◆ Work instructions
Output the material below unchanged, apart from leaving out the pictures.

◆ Data extract
---+---

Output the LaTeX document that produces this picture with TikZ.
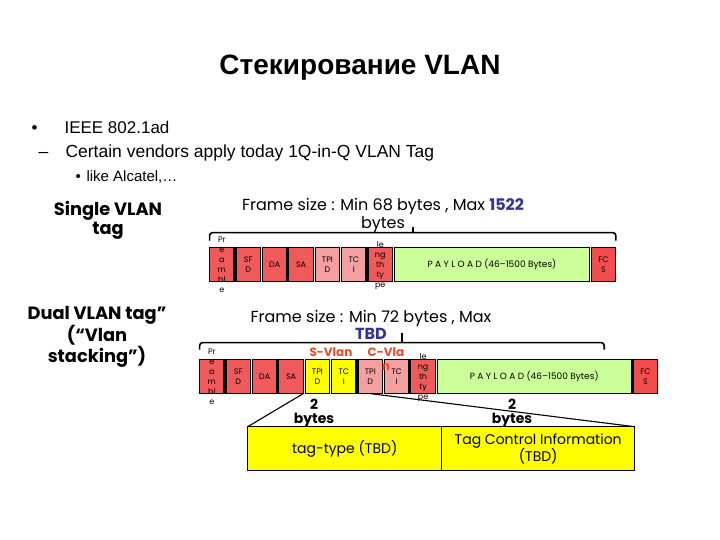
\documentclass[tikz,border=0pt]{standalone}
\usepackage{fontspec}
\setmainfont{Liberation Sans}
\newfontfamily\pop{Poppins}
\usepackage{xcolor}
\usetikzlibrary{positioning,calc}

\definecolor{cellred}{RGB}{240,90,90}
\definecolor{fcsred}{RGB}{242,78,78}
\definecolor{cellpink}{RGB}{245,160,160}
\definecolor{paygreen}{RGB}{204,255,153}
\definecolor{tagyellow}{RGB}{255,255,0}
\definecolor{tbdblue}{RGB}{51,51,153}
\definecolor{vlanred}{RGB}{232,76,44}

\begin{document}
\begin{tikzpicture}[
  x=1pt, y=-1pt,
  node distance=1.9pt,
  cell/.style={rectangle, draw, line width=1.3pt, minimum width=24.5pt,
               minimum height=34pt, inner sep=0pt, outer sep=0pt,
               align=center, font=\pop\fontsize{8}{10}\selectfont},
  field/.style={cell, fill=cellred},
  qtag/.style={cell, fill=cellpink},
  stag/.style={cell, fill=tagyellow},
  data/.style={cell, fill=paygreen, font=\pop\fontsize{9}{11}\selectfont},
  crc/.style={cell, fill=fcsred},
  spill/.style={font=\pop\fontsize{8}{10}\selectfont, align=center, inner sep=0pt},
  ftext/.style={font=\pop\fontsize{16}{18}\selectfont, align=center},
  side/.style={font=\pop\bfseries\fontsize{17.8}{19}\selectfont, align=center},
  vlantag/.style={font=\pop\bfseries\fontsize{12}{14}\selectfont, align=center,
                  text=vlanred, inner sep=0pt},
  bytes/.style={font=\pop\bfseries\fontsize{14}{14}\selectfont, align=center,
                inner sep=0pt},
  tagbox/.style={rectangle, draw, line width=1.5pt, fill=tagyellow,
                 minimum height=44pt, inner sep=0pt, outer sep=0pt,
                 align=center, font=\pop\fontsize{14}{17}\selectfont},
  brk/.style={line width=1.6pt, rounded corners=3pt},
  link/.style={line width=1.1pt},
]
\useasboundingbox (0,0) rectangle (720,540);

% Title and bullets
\node[font=\bfseries\fontsize{28}{32}\selectfont] (title) at (360,68) {Стекирование VLAN};
\node[anchor=base west, font=\fontsize{17}{20}\selectfont] (bl1) at (28,134) {•};
\node[anchor=base west, font=\fontsize{17}{20}\selectfont] (b1) at (61,134) {IEEE 802.1ad};
\node[anchor=base west, font=\fontsize{17.5}{20}\selectfont] (bl2) at (35,158) {–};
\node[anchor=base west, font=\fontsize{17.5}{20}\selectfont] (b2) at (62,158) {Certain vendors apply today 1Q-in-Q VLAN Tag};
\node[anchor=base west, font=\fontsize{15}{18}\selectfont] (bl3) at (72,182) {•};
\node[anchor=base west, font=\fontsize{15}{18}\selectfont] (b3) at (83,182) {like Alcatel,…};

% Single tag frame
\node[side] (single) at (108,220) {Single VLAN\\tag};
\node[ftext] (size1) at (383,215) {Frame size : Min 68 bytes , Max {\bfseries\color{tbdblue}1522}\\bytes};
\node[field, anchor=north west, label={[spill]center:Pr\\e\\a\\m\\bl\\e}] (pre1) at (209.6,247.6) {};
\node[field, right=of pre1] (sfd1) {SF\\D};
\node[field, right=of sfd1] (da1) {DA};
\node[field, right=of da1] (sa1) {SA};
\node[qtag, right=of sa1] (tpid1) {TPI\\D};
\node[qtag, right=of tpid1] (tci1) {TC\\I};
\node[field, right=of tci1, label={[spill, yshift=-1pt]center:le\\ng\\th\\ty\\pe}] (len1) {};
\node[data, minimum width=195pt, right=of len1] (pay1) {P A Y L O A D (46–1500 Bytes)};
\node[crc, right=of pay1] (fcs1) {FC\\S};
\draw[brk] ([yshift=7pt]pre1.north west) -- ++(0,-8) -| ([yshift=7pt]fcs1.north east);
\draw[brk, rounded corners=0pt] ($([yshift=15pt]pre1.north west)!0.5!([yshift=15pt]fcs1.north east)$) -- ++(0,-6);

% Dual tag frame
\node[side] (dual) at (97,337) {Dual VLAN tag”\\(“Vlan\\stacking”)};
\node[ftext, font=\pop\fontsize{16}{17}\selectfont] (size2) at (371,325) {Frame size : Min 72 bytes , Max\\{\bfseries\color{tbdblue}TBD}};
\node[field, anchor=north west, label={[spill]center:Pr\\e\\a\\m\\bl\\e}] (pre2) at (199.6,359.6) {};
\node[field, right=of pre2] (sfd2) {SF\\D};
\node[field, right=of sfd2] (da2) {DA};
\node[field, right=of da2] (sa2) {SA};
\node[stag, right=of sa2] (stpid) {TPI\\D};
\node[stag, right=of stpid] (stci) {TC\\I};
\node[qtag, right=of stci] (ctpid) {TPI\\D};
\node[qtag, right=of ctpid] (ctci) {TC\\I};
\node[field, right=of ctci, label={[spill, yshift=-1pt]center:le\\ng\\th\\ty\\pe}] (len2) {};
\node[data, minimum width=194pt, right=of len2] (pay2) {P A Y L O A D (46–1500 Bytes)};
\node[crc, right=of pay2] (fcs2) {FC\\S};
\draw[brk] ([yshift=10pt]pre2.north west) -- ++(0,-7) -| ([shift={(-27pt,10pt)}]pay2.north east);
\draw[brk, rounded corners=0pt] ($([yshift=17pt]pre2.north west)!0.5!([shift={(-27pt,17pt)}]pay2.north east)$) -- ++(0,-10);
\node[vlantag] (slbl) at (331,352) {S-Vlan};
\node[vlantag] (clbl) at (386,359) {C-Vla\\n};

% Tag detail
\node[tagbox, minimum width=194pt, anchor=north west] (tagtype) at (247.7,426.7) {tag-type (TBD)};
\node[tagbox, minimum width=193pt, right=0pt of tagtype] (tagci) {Tag Control Information\\(TBD)};
\draw[link] (sa2.south east) -- (tagtype.north west);
\draw[link] (ctpid.south) -- (tagci.north east);
\node[bytes] (by1) at (314,413) {2\\bytes};
\node[bytes] (by2) at (512,413) {2\\bytes};

\end{tikzpicture}
\end{document}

---+---

◆ Response to this exercise
Output the LaTeX document that produces this picture with TikZ.
\documentclass[tikz,border=0pt]{standalone}
\usepackage{fontspec}
\setmainfont{Liberation Sans}
\newfontfamily\pop{Poppins}
\usepackage{xcolor}
\usetikzlibrary{positioning,calc}

\definecolor{cellred}{RGB}{240,90,90}
\definecolor{fcsred}{RGB}{242,78,78}
\definecolor{cellpink}{RGB}{245,160,160}
\definecolor{paygreen}{RGB}{204,255,153}
\definecolor{tagyellow}{RGB}{255,255,0}
\definecolor{tbdblue}{RGB}{51,51,153}
\definecolor{vlanred}{RGB}{232,76,44}

\begin{document}
\begin{tikzpicture}[
  x=1pt, y=-1pt,
  node distance=1.9pt,
  cell/.style={rectangle, draw, line width=1.3pt, minimum width=24.5pt,
               minimum height=34pt, inner sep=0pt, outer sep=0pt,
               align=center, font=\pop\fontsize{8}{10}\selectfont},
  field/.style={cell, fill=cellred},
  qtag/.style={cell, fill=cellpink},
  stag/.style={cell, fill=tagyellow},
  data/.style={cell, fill=paygreen, font=\pop\fontsize{9}{11}\selectfont},
  crc/.style={cell, fill=fcsred},
  spill/.style={font=\pop\fontsize{8}{10}\selectfont, align=center, inner sep=0pt},
  ftext/.style={font=\pop\fontsize{16}{18}\selectfont, align=center},
  side/.style={font=\pop\bfseries\fontsize{17.8}{19}\selectfont, align=center},
  vlantag/.style={font=\pop\bfseries\fontsize{12}{14}\selectfont, align=center,
                  text=vlanred, inner sep=0pt},
  bytes/.style={font=\pop\bfseries\fontsize{14}{14}\selectfont, align=center,
                inner sep=0pt},
  tagbox/.style={rectangle, draw, line width=1.5pt, fill=tagyellow,
                 minimum height=44pt, inner sep=0pt, outer sep=0pt,
                 align=center, font=\pop\fontsize{14}{17}\selectfont},
  brk/.style={line width=1.6pt, rounded corners=3pt},
  link/.style={line width=1.1pt},
]
\useasboundingbox (0,0) rectangle (720,540);

% Title and bullets
\node[font=\bfseries\fontsize{28}{32}\selectfont] (title) at (360,68) {Стекирование VLAN};
\node[anchor=base west, font=\fontsize{17}{20}\selectfont] (bl1) at (28,134) {•};
\node[anchor=base west, font=\fontsize{17}{20}\selectfont] (b1) at (61,134) {IEEE 802.1ad};
\node[anchor=base west, font=\fontsize{17.5}{20}\selectfont] (bl2) at (35,158) {–};
\node[anchor=base west, font=\fontsize{17.5}{20}\selectfont] (b2) at (62,158) {Certain vendors apply today 1Q-in-Q VLAN Tag};
\node[anchor=base west, font=\fontsize{15}{18}\selectfont] (bl3) at (72,182) {•};
\node[anchor=base west, font=\fontsize{15}{18}\selectfont] (b3) at (83,182) {like Alcatel,…};

% Single tag frame
\node[side] (single) at (108,220) {Single VLAN\\tag};
\node[ftext] (size1) at (383,215) {Frame size : Min 68 bytes , Max {\bfseries\color{tbdblue}1522}\\bytes};
\node[field, anchor=north west, label={[spill]center:Pr\\e\\a\\m\\bl\\e}] (pre1) at (209.6,247.6) {};
\node[field, right=of pre1] (sfd1) {SF\\D};
\node[field, right=of sfd1] (da1) {DA};
\node[field, right=of da1] (sa1) {SA};
\node[qtag, right=of sa1] (tpid1) {TPI\\D};
\node[qtag, right=of tpid1] (tci1) {TC\\I};
\node[field, right=of tci1, label={[spill, yshift=-1pt]center:le\\ng\\th\\ty\\pe}] (len1) {};
\node[data, minimum width=195pt, right=of len1] (pay1) {P A Y L O A D (46–1500 Bytes)};
\node[crc, right=of pay1] (fcs1) {FC\\S};
\draw[brk] ([yshift=7pt]pre1.north west) -- ++(0,-8) -| ([yshift=7pt]fcs1.north east);
\draw[brk, rounded corners=0pt] ($([yshift=15pt]pre1.north west)!0.5!([yshift=15pt]fcs1.north east)$) -- ++(0,-6);

% Dual tag frame
\node[side] (dual) at (97,337) {Dual VLAN tag”\\(“Vlan\\stacking”)};
\node[ftext, font=\pop\fontsize{16}{17}\selectfont] (size2) at (371,325) {Frame size : Min 72 bytes , Max\\{\bfseries\color{tbdblue}TBD}};
\node[field, anchor=north west, label={[spill]center:Pr\\e\\a\\m\\bl\\e}] (pre2) at (199.6,359.6) {};
\node[field, right=of pre2] (sfd2) {SF\\D};
\node[field, right=of sfd2] (da2) {DA};
\node[field, right=of da2] (sa2) {SA};
\node[stag, right=of sa2] (stpid) {TPI\\D};
\node[stag, right=of stpid] (stci) {TC\\I};
\node[qtag, right=of stci] (ctpid) {TPI\\D};
\node[qtag, right=of ctpid] (ctci) {TC\\I};
\node[field, right=of ctci, label={[spill, yshift=-1pt]center:le\\ng\\th\\ty\\pe}] (len2) {};
\node[data, minimum width=194pt, right=of len2] (pay2) {P A Y L O A D (46–1500 Bytes)};
\node[crc, right=of pay2] (fcs2) {FC\\S};
\draw[brk] ([yshift=10pt]pre2.north west) -- ++(0,-7) -| ([shift={(-27pt,10pt)}]pay2.north east);
\draw[brk, rounded corners=0pt] ($([yshift=17pt]pre2.north west)!0.5!([shift={(-27pt,17pt)}]pay2.north east)$) -- ++(0,-10);
\node[vlantag] (slbl) at (331,352) {S-Vlan};
\node[vlantag] (clbl) at (386,359) {C-Vla\\n};

% Tag detail
\node[tagbox, minimum width=194pt, anchor=north west] (tagtype) at (247.7,426.7) {tag-type (TBD)};
\node[tagbox, minimum width=193pt, right=0pt of tagtype] (tagci) {Tag Control Information\\(TBD)};
\draw[link] (sa2.south east) -- (tagtype.north west);
\draw[link] (ctpid.south) -- (tagci.north east);
\node[bytes] (by1) at (314,413) {2\\bytes};
\node[bytes] (by2) at (512,413) {2\\bytes};

\end{tikzpicture}
\end{document}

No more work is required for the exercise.